One idea I found crazy enough to work. And since we queers have a history of being social trailblazers, I propose that we get underway to being able to implement this crazy idea for our commitment ceremonies and weddings.

Instead of sticking with the traditional bridal registry, M.K. Dunleavey proposes the idea of creating a debt registry. This way, you’re helping the young couple pay off student loans and credit card bills instead of giving them stuff they already have or don’t really need.

Already one friend argued with me saying, “That’s why cash is given at weddings!” Sure, a young couple may use that cash to pay off debt, but who knows what debt? Maybe it’s going to help pay off the caterers, the florists and all the other unsettled wedding expenses. But that’s no fun. That just reminds you of how the expensive the wedding was already. The danger with cash is that maybe the young bride and bride or groom and groom will get too tipsy and start tipping everybody in their line of vision. I could see myself and Zac getting into that predicament the way we drink on big occasions.

And sure, you could always write the couple a check. But waiting in line at the bank to deposit a check is not romantic. Way to kill a honeymoon!

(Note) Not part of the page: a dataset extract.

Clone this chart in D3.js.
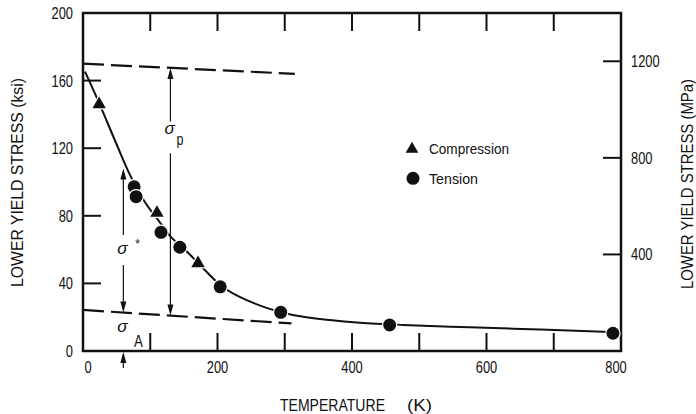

Maybe Dunleavey is taking a shot at the redundancy in some financial services, but that’s what makes capitalism great. If there’s an unsatisfied need, then there’s a market for it. For any ambitious entrepreneur out there looking for a sure-bet business idea, I encourage you to create a debt registry for commitment ceremonies and weddings for the queer community. Find some way to consolidate and streamline the whole process of getting a couple’s debts paid, add some pretty wedding-like packaging, and I can guarantee you will have at least two customers ready to send you business when it’s time to tie the knot.

The whole point of my rebuttal to / support of Dunleavey is, having your beloved friends and family help pay down your debt as you embark on a lifetime journey with your partner sounds like a beautiful and wonderful idea, even through something as zany as a debt registry. I’d much rather see my Department of Education balance say $0 than serve cheese puffs and Swedish meat balls on a sterling silver tray with my last name (most likely) misspelled in the engraving.

Of course, I would never propose the idea of getting married to settle one’s debts. Our community already has enough trouble having the validity of our unions recognized. But, I am completely serious about this idea of helping a young married couple pay down their debt. Weddings are terribly expensive for the couple and their families who (may possibly) help with the expenses. It is a special day to share with anyone who means anything to you, and thus the cost of a wedding is a necessary expense from the heart. The expense however could be softened by having friends and family help with debts that would be neglected by the couple or pushed to the back burner to pay for the wedding.

Until the day comes when there’s a debt registry, consider your wedding gift for your friend or relative to be a payment towards their Mastercard of Visa account(s). There’s no doubt you’ll be the next best friend of the newlyweds.